First scraper I ever built was for my school portal. Absolutely atrocious user interface. It got to the point that I seriously hated that site so I built a script to log into it and download my information. I just wanted to see my grades without suffering.

In a past life, we were consulting with a startup that offered a subscription data service. They were very sensitive about scrapers, especially on the time limited try-before-you-buy accounts, which competitors were abusing.

At their request, we built a method to flag accounts for data poisoning. Once flagged, those accounts would start getting plausible-ish looking garbage data.

It was pretty effective. One competitor went offline for a few days about a week after that started, and had a more limited offering when they came back up.

That's a good way of going about dealing with this kind of abuse indeed. Wish I'd thought of doing that at the time, but due to the nature of this shop you didn't need a user account to browse the products/prices.

I'm now making an entirely new shop for them - I shall bear this in mind. Thanks for that!

Yea. Detect them and mess with them is the only approach that seems to work for a lot of abusive activity. Banning doesn’t work because they will just start over from scratch. The only thing you can really do is make them think you haven’t “caught” them yet and during that stretch make sure their time is wasted.
It sucks when this happens, but it's easily avoidable by using a caching frontend of some sort.

My favorite is Varnish,[0] which I have used with great success for _many_ web sites throughout the years. Even a web site that 10+ millions of requests per day ran from a single web server for a long time a decade-ish ago.

[0] https://varnish-cache.org/

> Seriously, I hate scrapers. I hate the people who make scrapers. I hate their lack of ethics. Fuck those guys.

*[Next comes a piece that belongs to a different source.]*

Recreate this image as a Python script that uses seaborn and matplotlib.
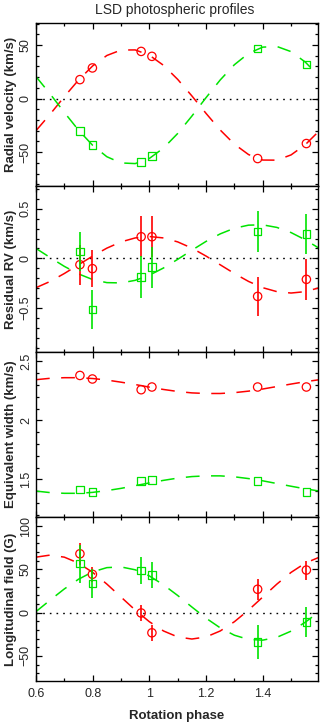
import matplotlib
matplotlib.use('Agg')
import matplotlib.pyplot as plt
import seaborn as sns
import pandas as pd
from matplotlib.ticker import MultipleLocator, FuncFormatter

# ---------------- data ----------------
phase = [0.755, 0.799, 0.971, 1.009, 1.382, 1.554]

rv_red = [17.7, 28.6, 44.0, 39.4, -55.9, -41.9]
rv_green = [-30.4, -43.5, -59.0, -53.7, 46.6, 31.7]

res_red = [-0.064, -0.104, 0.218, 0.218, -0.384, -0.212]
res_red_err = [0.20, 0.19, 0.205, 0.205, 0.20, 0.205]
res_green = [0.070, -0.515, -0.188, -0.090, 0.272, 0.244]
res_green_err = [0.20, 0.20, 0.21, 0.207, 0.205, 0.20]

ew_red = [2.381, 2.351, 2.260, 2.283, 2.283, 2.283]
ew_green = [1.413, 1.393, 1.483, 1.492, 1.483, 1.393]

bl_red = [68.0, 44.3, -0.4, -23.3, 27.0, 49.2]
bl_red_err = [13.0, 9.0, 9.5, 9.5, 12.0, 11.0]
bl_green = [56.6, 33.8, 48.6, 43.4, -33.9, -11.1]
bl_green_err = [22.0, 17.0, 15.5, 15.0, 19.5, 17.5]

# model curves, values every 0.05 in phase
fit_phase = [0.60, 0.65, 0.70, 0.75, 0.80, 0.85, 0.90, 0.95, 1.00, 1.05, 1.10,
             1.15, 1.20, 1.25, 1.30, 1.35, 1.40, 1.45, 1.50, 1.55, 1.60]
rv_red_fit = [-29.9, -14.5, 1.8, 17.3, 30.5, 40.2, 45.3, 45.4, 40.5, 31.0, 17.9,
              2.5, -13.8, -29.3, -42.5, -52.2, -57.3, -57.4, -52.5, -43.0, -29.9]
rv_green_fit = [20.5, 4.3, -12.9, -29.4, -43.6, -54.2, -60.0, -60.6, -55.8, -46.1, -32.5,
                -16.3, 0.9, 17.4, 31.6, 42.2, 48.0, 48.6, 43.8, 34.1, 20.5]
res_red_fit = [-0.296, -0.233, -0.153, -0.065, 0.023, 0.103, 0.166, 0.206, 0.220, 0.206, 0.166,
               0.103, 0.023, -0.065, -0.153, -0.233, -0.296, -0.336, -0.350, -0.336, -0.296]
res_green_fit = [0.100, 0.008, -0.081, -0.157, -0.214, -0.245, -0.248, -0.222, -0.170, -0.097, -0.010,
                 0.082, 0.171, 0.247, 0.304, 0.335, 0.338, 0.312, 0.260, 0.187, 0.100]
ew_red_fit = [2.345, 2.357, 2.362, 2.362, 2.355, 2.342, 2.324, 2.304, 2.282, 2.262, 2.245,
              2.233, 2.228, 2.228, 2.235, 2.248, 2.266, 2.287, 2.308, 2.328, 2.345]
ew_green_fit = [1.400, 1.387, 1.381, 1.381, 1.389, 1.404, 1.423, 1.446, 1.469, 1.491, 1.510,
                1.523, 1.529, 1.529, 1.521, 1.506, 1.487, 1.464, 1.441, 1.419, 1.400]
bl_red_fit = [64.1, 66.5, 64.1, 57.2, 46.5, 33.0, 18.0, 3.0, -10.5, -21.2, -28.1,
              -30.5, -28.1, -21.2, -10.5, 3.0, 18.0, 33.0, 46.5, 57.2, 64.1]
bl_green_fit = [1.2, 14.5, 27.4, 38.6, 47.1, 52.0, 52.8, 49.5, 42.4, 32.1, 19.8,
                6.5, -6.4, -17.6, -26.1, -31.0, -31.8, -28.5, -21.4, -11.1, 1.2]

ylabels = ['Radial velocity (km/s)', 'Residual RV (km/s)',
           'Equivalent width (km/s)', 'Longitudinal field (G)']
title = 'LSD photospheric profiles'
xlabel = 'Rotation phase'

# ---------------- style ----------------
sns.set_style('ticks')
plt.rcParams['font.family'] = ['Liberation Sans', 'DejaVu Sans']
plt.rcParams['axes.linewidth'] = 1.0

RED = '#ff0000'
GREEN = '#00e400'
DASH = (0, (9, 7.5))
DOT = (0, (1.2, 3.6))

W, H = 320, 724
fig = plt.figure(figsize=(W / 100, H / 100), dpi=100)
left, right = 36 / W, 318 / W
bounds = [(23, 186), (186, 352), (352, 517), (517, 681)]
ylims = [(-81.5, 70.5), (-0.945, 0.73), (1.18, 2.58), (-79, 110.5)]
majors = [50, 0.5, 0.5, 50]
minors = [10, 0.1, 0.1, 10]

panels = [
    (rv_red, None, rv_green, None, rv_red_fit, rv_green_fit, True),
    (res_red, res_red_err, res_green, res_green_err, res_red_fit, res_green_fit, True),
    (ew_red, None, ew_green, None, ew_red_fit, ew_green_fit, False),
    (bl_red, bl_red_err, bl_green, bl_green_err, bl_red_fit, bl_green_fit, True),
]

fmt = FuncFormatter(lambda v, p: ('%g' % round(v, 6)).replace('-', '\u2212'))

for i, ((top, bot), panel) in enumerate(zip(bounds, panels)):
    yr, yre, yg, yge, fr, fg, zero = panel
    ax = fig.add_axes([left, (H - bot) / H, right - left, (bot - top) / H])
    ax.set_xlim(0.6, 1.595)
    ax.set_ylim(*ylims[i])

    if zero:
        ax.axhline(0, color='black', lw=1.0, linestyle=DOT, zorder=1)

    df_fit = pd.DataFrame({'phase': fit_phase, 'red': fr, 'green': fg})
    sns.lineplot(data=df_fit, x='phase', y='red', ax=ax, color=RED, lw=1.1,
                 linestyle=DASH, zorder=2)
    sns.lineplot(data=df_fit, x='phase', y='green', ax=ax, color=GREEN, lw=1.1,
                 linestyle=DASH, zorder=2)

    sns.scatterplot(x=phase, y=yr, ax=ax, marker='o', s=36, color=RED,
                    facecolor='none', edgecolor=RED, linewidth=0.9, zorder=3)
    sns.scatterplot(x=phase, y=yg, ax=ax, marker='s', s=30, color=GREEN,
                    facecolor='none', edgecolor=GREEN, linewidth=0.9, zorder=3)
    if yre is not None:
        ax.errorbar(phase, yr, yerr=yre, fmt='none', ecolor=RED, elinewidth=1.2,
                    capsize=0, zorder=4)
        ax.errorbar(phase, yg, yerr=yge, fmt='none', ecolor=GREEN, elinewidth=1.2,
                    capsize=0, zorder=4)

    ax.xaxis.set_major_locator(MultipleLocator(0.2))
    ax.xaxis.set_minor_locator(MultipleLocator(0.1))
    ax.yaxis.set_major_locator(MultipleLocator(majors[i]))
    ax.yaxis.set_minor_locator(MultipleLocator(minors[i]))
    ax.xaxis.set_major_formatter(fmt)
    ax.yaxis.set_major_formatter(fmt)
    ax.tick_params(which='both', direction='in', top=True, right=True,
                   color='black', width=0.9, labelsize=9)
    ax.tick_params(which='major', length=4.5)
    ax.tick_params(which='minor', length=2.5)
    ax.tick_params(axis='x', pad=5, labelbottom=(i == 3))
    ax.tick_params(axis='y', pad=3)
    for lab in ax.get_yticklabels():
        lab.set_rotation(90)
        lab.set_va('center')
    ax.set_xlabel('')
    ax.set_ylabel(ylabels[i], fontsize=9.5, fontweight='bold')
    ax.yaxis.set_label_coords(-0.068, 0.5)
    for s in ax.spines.values():
        s.set_color('black')
        s.set_linewidth(1.0)

fig.text(175 / W, 1 - 10 / H, title, ha='center', va='center', fontsize=10)
fig.text(177 / W, 1 - 716 / H, xlabel, ha='center', va='center',
         fontsize=9.5, fontweight='bold')

fig.savefig('out.png', dpi=100)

Wait till you find out what half of Google's business is based on (spoiler - scraping).

I really don't think scraping itself is an issue 90% of the time. It's the behavior of the out of control scrapers that are the problem. A well behaved scraper should barely be noticeable, if at all.

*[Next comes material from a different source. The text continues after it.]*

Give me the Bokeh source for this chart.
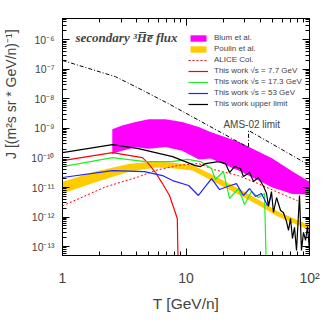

At least google's scraping does result in your website being discoverable by users. So you get something out of it. That's not to say that sometimes Google is missing or stealing data they scrape. But at least there is some benefit. Many other scrapers are merely taking the data to compete.
I strongly feel that if a human can get to it manually, we have to accept that either it will be botted or humans will be paid to do it by hand (They call these people "analysts" or "market researchers").

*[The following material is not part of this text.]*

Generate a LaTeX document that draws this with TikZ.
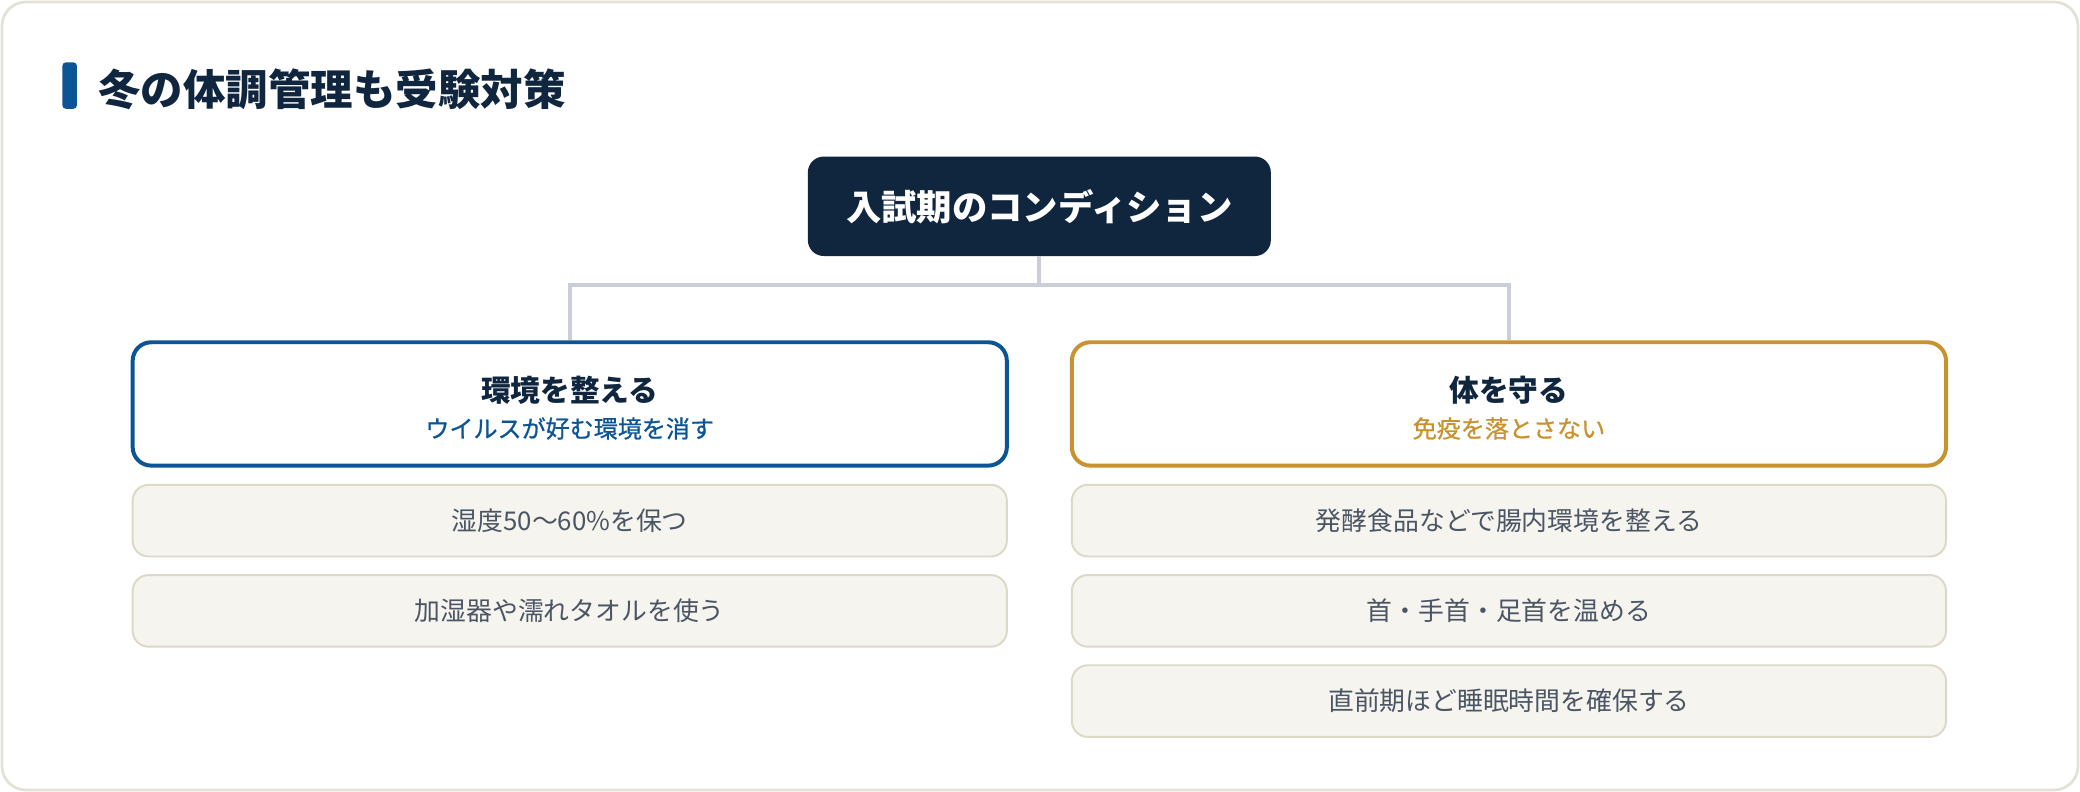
\documentclass[tikz,border=0pt]{standalone}
\usepackage{fontspec}
\setmainfont{Noto Sans CJK JP}
\newfontfamily\medfont[FakeBold=0.7]{Noto Sans CJK JP}
\usetikzlibrary{calc}
\definecolor{navy}{HTML}{10263F}
\definecolor{bluec}{HTML}{0B5596}
\definecolor{goldc}{HTML}{C8922F}
\definecolor{framec}{HTML}{E3E1D6}
\definecolor{connc}{HTML}{C9CED8}
\definecolor{itemfill}{HTML}{F5F4EF}
\definecolor{itemdraw}{HTML}{DCD9C8}
\definecolor{itemtext}{HTML}{4B5563}
\tikzset{
  headbox/.style={draw, fill=white, line width=2.25pt, rounded corners=10.5pt,
    minimum width=494.25pt, minimum height=69.75pt, inner sep=0pt},
  itembox/.style={draw=itemdraw, fill=itemfill, line width=1.1pt, rounded corners=9pt,
    minimum width=494.25pt, minimum height=40.5pt, inner sep=0pt, text=itemtext,
    font=\fontsize{14.6}{17}\selectfont},
  headtitle/.style={inner sep=0pt, text=navy, font=\bfseries\fontsize{16.8}{20}\selectfont},
  headsub/.style={inner sep=0pt, font=\medfont\fontsize{13.6}{16}\selectfont},
  conn/.style={draw=connc, line width=2.2pt}
}
\begin{document}
\begin{tikzpicture}[x=0.75pt,y=-0.75pt]
\useasboundingbox (0,0) rectangle (1568,597);
\draw[framec, line width=1.5pt, fill=white, rounded corners=13.5pt] (1.5,1.5) rectangle (1566.5,595.5);
% title
\node[fill=bluec, rounded corners=2pt, minimum width=8.25pt, minimum height=26.25pt, inner sep=0pt] (bar) at (52.5,64.5) {};
\node[anchor=west, inner sep=0pt, text=navy, font=\bfseries\fontsize{24}{28}\selectfont] (title) at (74,67) {冬の体調管理も受験対策};
% root
\node[fill=navy, rounded corners=9pt, minimum width=261.75pt, minimum height=56.25pt, inner sep=0pt,
  text=white, font=\bfseries\fontsize{20}{24}\selectfont] (root) at (783.5,155.5) {入試期のコンディション};
% headers
\node[headbox, draw=bluec] (lh) at (429.5,304.5) {};
\node[headbox, draw=goldc] (rh) at (1137.5,304.5) {};
\node[headtitle] (lht) at (429.5,294) {環境を整える};
\node[headsub, text=bluec] (lhs) at (429.5,323) {ウイルスが好む環境を消す};
\node[headtitle] (rht) at (1137.5,294) {体を守る};
\node[headsub, text=goldc] (rhs) at (1137.5,323) {免疫を落とさない};
% connectors
\coordinate (j) at (783.5,215);
\draw[conn] (root.south) -- (j);
\draw[conn] (lh.north) -- (lh.north |- j) -- (rh.north |- j) -- (rh.north);
% items
\node[itembox] (l1) at (429.5,392.5) {湿度50〜60\%を保つ};
\node[itembox] (l2) at (429.5,460.5) {加湿器や濡れタオルを使う};
\node[itembox] (r1) at (1137.5,392.5) {発酵食品などで腸内環境を整える};
\node[itembox] (r2) at (1137.5,460.5) {首・手首・足首を温める};
\node[itembox] (r3) at (1137.5,528.5) {直前期ほど睡眠時間を確保する};
\end{tikzpicture}
\end{document}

I might argue that what google actually uses their scraped data for is their search engine - which is private. They simply allow us access to specially crafted queries, which they can and do manipulate (for many reasons, some good some bad).

The only thing I'd say meets that definition would be like Common Crawl.

Exactly. I am surprised that the 'devs' can't figure out a way to block only annoying/excessive scrapers. Most likely they are just lazy and then just put 3rd party 'solution' and job done. Pay me.
>Seriously, I hate scrapers. I hate the people who make scrapers. I hate their lack of ethics. Fuck those guys.

if a scraper is effectively DDoSing you, call it what it is -- a denial of service attack.

i've found from experience that most scraping attempts originate against host-sites that are generally user-hostile; no APIs to use, JS tricks to bother user browsing, or groups that profit from first-mover advantage and thus try to obscure data.

So, if your sites are commonly the victim of scrapers that are harvesting publicly available data i've found that it's more useful to ask myself what alternatives I could provide those that feel the need to scrape.

As for a 'lack of ethics' on how publicly available data is wrangled -- well, i'll just say that I feel that it remains the responsibility of the administrator rather than being something to push the blame onto clients for. There are plenty of technical avenues to pursue before appealing to morals and ethics for help.

This and the post you are replying to both sound like sabotage by a competitor rather than legit data collecting.
If your site is so poorly written it can't handle a few hundred computers trying to do something as simple as loading your product pages then sorry, but that's on you. The information is on the public web and scrapers are as entitled to access it as any web browser.